PROBLEM DESCRIPTION: Note each line of the listing that contains the string "seaborn", and copy it.

GIVEN INFORMATION:
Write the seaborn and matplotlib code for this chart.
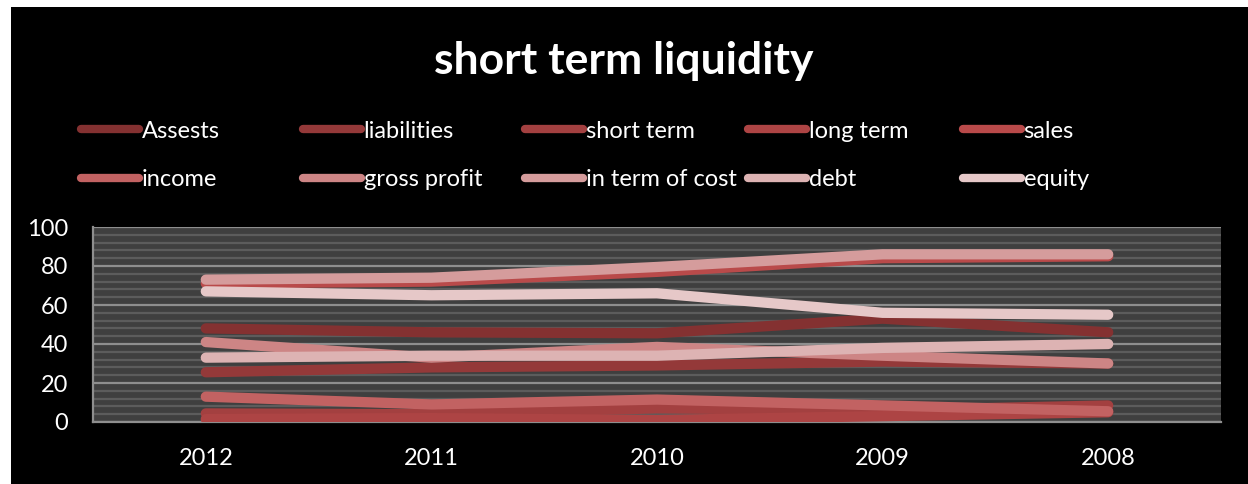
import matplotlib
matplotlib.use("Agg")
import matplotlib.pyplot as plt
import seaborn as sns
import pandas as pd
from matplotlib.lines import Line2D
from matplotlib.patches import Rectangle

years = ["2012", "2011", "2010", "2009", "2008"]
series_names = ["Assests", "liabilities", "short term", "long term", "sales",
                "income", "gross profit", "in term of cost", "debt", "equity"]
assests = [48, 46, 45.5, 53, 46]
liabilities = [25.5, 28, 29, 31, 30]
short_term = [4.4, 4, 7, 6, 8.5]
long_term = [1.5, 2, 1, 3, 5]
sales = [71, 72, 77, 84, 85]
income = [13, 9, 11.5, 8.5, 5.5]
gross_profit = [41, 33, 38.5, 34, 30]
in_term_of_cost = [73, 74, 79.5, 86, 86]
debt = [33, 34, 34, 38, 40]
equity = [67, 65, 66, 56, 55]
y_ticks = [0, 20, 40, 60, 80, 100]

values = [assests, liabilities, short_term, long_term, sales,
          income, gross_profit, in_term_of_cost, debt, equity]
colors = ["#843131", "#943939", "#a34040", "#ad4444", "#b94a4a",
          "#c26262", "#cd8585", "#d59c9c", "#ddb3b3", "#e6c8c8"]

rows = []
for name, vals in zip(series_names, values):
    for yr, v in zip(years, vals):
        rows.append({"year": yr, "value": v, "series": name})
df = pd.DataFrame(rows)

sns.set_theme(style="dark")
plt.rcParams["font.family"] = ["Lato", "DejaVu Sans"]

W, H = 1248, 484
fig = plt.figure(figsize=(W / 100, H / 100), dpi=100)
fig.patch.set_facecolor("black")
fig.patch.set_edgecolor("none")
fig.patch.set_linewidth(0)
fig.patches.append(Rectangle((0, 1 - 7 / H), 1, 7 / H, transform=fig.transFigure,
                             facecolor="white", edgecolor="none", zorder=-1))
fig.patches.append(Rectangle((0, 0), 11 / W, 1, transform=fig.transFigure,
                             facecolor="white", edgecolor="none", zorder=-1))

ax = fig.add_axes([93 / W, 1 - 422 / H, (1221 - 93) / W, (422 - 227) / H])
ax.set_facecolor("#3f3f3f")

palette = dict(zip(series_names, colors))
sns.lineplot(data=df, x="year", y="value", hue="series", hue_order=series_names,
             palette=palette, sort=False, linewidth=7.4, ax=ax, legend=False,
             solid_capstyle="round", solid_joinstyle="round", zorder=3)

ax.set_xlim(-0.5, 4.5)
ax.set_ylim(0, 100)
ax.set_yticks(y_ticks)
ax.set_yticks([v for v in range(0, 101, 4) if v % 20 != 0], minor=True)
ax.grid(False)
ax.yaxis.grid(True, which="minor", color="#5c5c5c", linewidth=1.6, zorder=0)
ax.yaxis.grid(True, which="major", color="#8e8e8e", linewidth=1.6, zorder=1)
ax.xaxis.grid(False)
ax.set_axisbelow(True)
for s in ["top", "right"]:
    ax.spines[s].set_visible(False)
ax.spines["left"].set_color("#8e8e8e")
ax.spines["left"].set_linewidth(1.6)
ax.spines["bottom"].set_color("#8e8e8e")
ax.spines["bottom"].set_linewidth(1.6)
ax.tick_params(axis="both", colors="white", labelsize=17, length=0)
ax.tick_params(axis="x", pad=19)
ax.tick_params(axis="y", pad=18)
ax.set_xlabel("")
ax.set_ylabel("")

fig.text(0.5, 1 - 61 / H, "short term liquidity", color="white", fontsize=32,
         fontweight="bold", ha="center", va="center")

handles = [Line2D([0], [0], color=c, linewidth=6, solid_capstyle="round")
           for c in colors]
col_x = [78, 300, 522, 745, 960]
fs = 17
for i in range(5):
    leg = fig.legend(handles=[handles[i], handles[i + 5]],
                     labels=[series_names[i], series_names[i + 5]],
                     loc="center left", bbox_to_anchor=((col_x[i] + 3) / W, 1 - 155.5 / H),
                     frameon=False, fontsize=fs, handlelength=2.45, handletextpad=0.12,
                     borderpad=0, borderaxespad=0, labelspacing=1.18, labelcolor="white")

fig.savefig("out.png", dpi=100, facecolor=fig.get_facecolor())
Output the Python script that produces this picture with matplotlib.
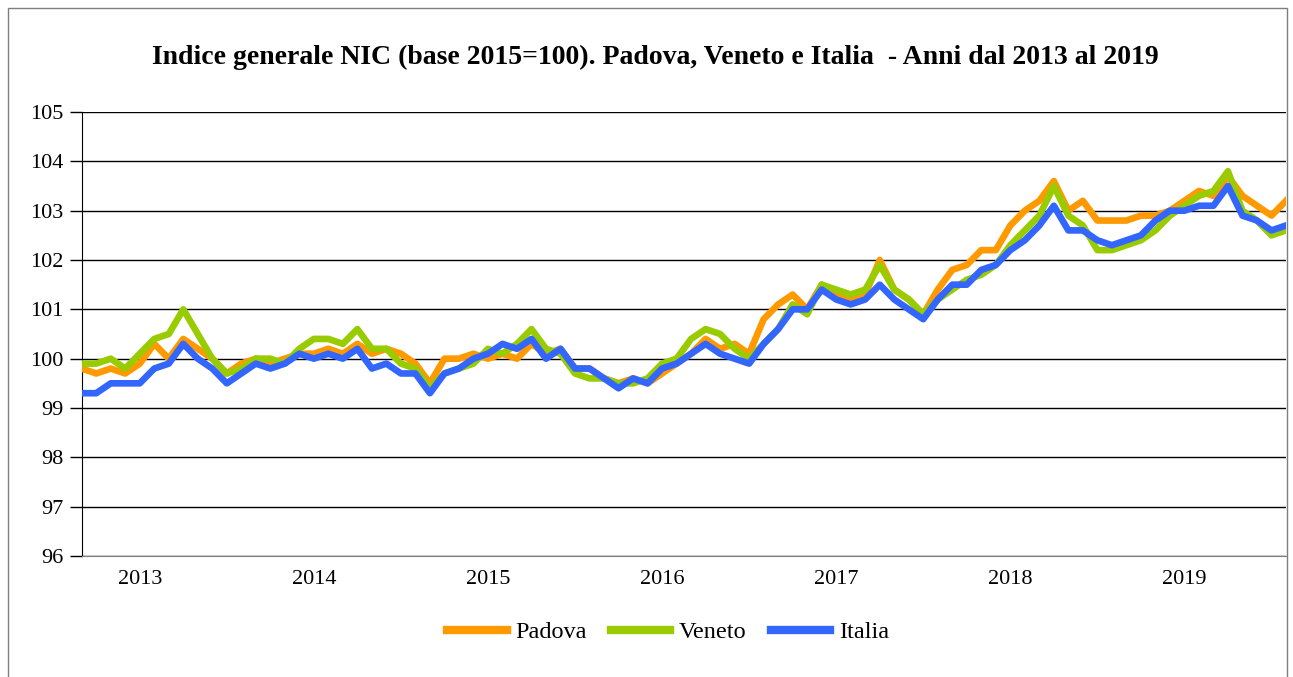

SOLUTION TO THIS EXERCISE:
Write the seaborn and matplotlib code for this chart.
import seaborn as sns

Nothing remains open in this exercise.